Tem aqueles que ficam cobrando uma atitude tipicamente anglo-saxônica por parte do governo chinês de vociferarem contra os norte-americanos e japoneses cobrando “vaias” às duas delegações. Para que isso? Para que serviria esse tipo de atitude? Somente para demonstrar que a falta de educação também é privilégio chinês? Acho que ficou muito mais bem colocada a frase de Confúcio citada e recitada pelo público presente no início da cerimônia, logo depois da contagem regressiva que dizia: “estamos felizes, pois nossos amigos estão chegando!!!”. Que tapa de luva de pelica!!! Que demonstração de serenidade ante a arrogância e a bestialidade de certos atletas norte-americanos e do próprio presidente Bush, claramente com uma cara de contrariedade ante a demonstração de como deve se comportar diante de determinadas circunstâncias.
Com certeza, o melhor filho da ilha de Manhattam, Walt Whitman – o poeta da Revolução Americana e o preferido de Marx – revira do túmulo toda vez que um norte-americano fala de direitos humanos ao mesmo tempo em que assassina aos milhares pelo mundo.
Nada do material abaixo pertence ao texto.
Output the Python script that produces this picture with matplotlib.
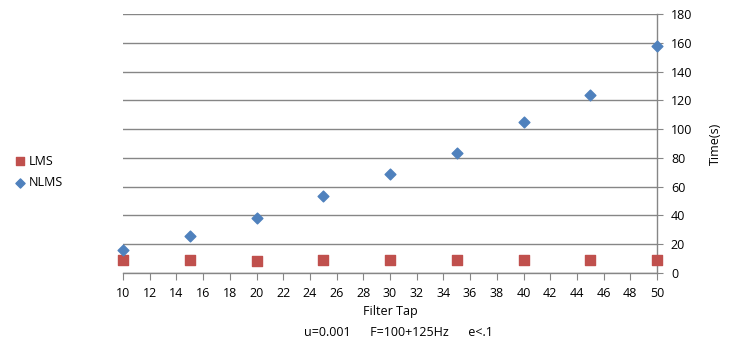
import matplotlib
matplotlib.use("Agg")
import matplotlib.pyplot as plt

filter_taps = [10, 15, 20, 25, 30, 35, 40, 45, 50]
lms_time = [9.0, 9.2, 8.4, 9.1, 9.1, 9.1, 9.1, 9.2, 9.3]
nlms_time = [16, 25.7, 38, 53.7, 68.5, 83.2, 105.1, 124, 158]
x_ticks = list(range(10, 51, 2))
y_ticks = list(range(0, 181, 20))

plt.rcParams['font.family'] = ['Open Sans', 'DejaVu Sans']
fig = plt.figure(figsize=(7.42, 3.56), dpi=100)
ax = fig.add_axes([123/742, 83/356, (657-123)/742, (273-14)/356])

grid_c = '#868686'
ax.scatter(filter_taps, lms_time, marker='s', s=44, color='#C0504D', label='LMS', zorder=3, clip_on=False)
ax.scatter(filter_taps, nlms_time, marker='D', s=30, color='#4F81BD', label='NLMS', zorder=3, clip_on=False)

ax.set_xlim(10, 50)
ax.set_ylim(0, 180)
ax.set_xticks(x_ticks)
ax.set_yticks(y_ticks)
ax.yaxis.tick_right()
ax.yaxis.set_label_position('right')
ax.grid(axis='y', color=grid_c, linewidth=1)
ax.set_axisbelow(True)
for s in ['top', 'left']:
    ax.spines[s].set_visible(False)
for s in ['bottom', 'right']:
    ax.spines[s].set_color(grid_c)
    ax.spines[s].set_linewidth(1)
ax.tick_params(axis='x', direction='out', length=5, color=grid_c, labelsize=9, pad=5)
ax.tick_params(axis='y', direction='out', length=4, color=grid_c, labelsize=9, pad=6)
ax.set_ylabel('Time(s)', fontsize=9, labelpad=12)

fig.text(390/742, 1 - 312/356, 'Filter Tap', ha='center', va='center', fontsize=9)
fig.text(398/742, 1 - 332/356, 'u=0.001      F=100+125Hz      e<.1', ha='center', va='center', fontsize=9)

leg = fig.legend(loc='center left', bbox_to_anchor=(0.012, 1 - 172/356), frameon=False,
                 fontsize=9, handletextpad=0.2, labelspacing=0.7, handlelength=1.0,
                 borderaxespad=0, markerscale=0.85)

fig.savefig('out.png', dpi=100)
Deve revirar da tumba toda vez que um conterrâneo seu protesta contra a poluição de Pequim enquanto a qualidade do ar na capital chinesa está melhor que a de Nova Iorque, de forma seguida, nos últimos 26 dias.
Cadê a filosofia clássica ocidental?
Vi e me emocionei. Vi a validade da máxima para quem o “socialismo deslumbra horizontes”. Sim deslumbra, pois mesmo em cárcere e próximo da morte figuras como Antonio Gramsci (e outros heróis da causa mais sublime que um homem pode carregar em sua mente e coração) mantinham sua fé no futuro da humanidade, sabiam que a humanidade poderia e pode vencer. As reações de boicote e tentativas de sabotagem ante o sucesso iminente do evento por parte do ocidente, apenas demonstrou que o capitalismo, ao contrário, estreita os horizontes.
Interessante seria a procura. Sim, seria bom procurarmos onde anda, em algum lugar dos EUA ou da Europa, gênios da ética humana e da filosofia ocidental como Sócrates, Platão e Aristóteles.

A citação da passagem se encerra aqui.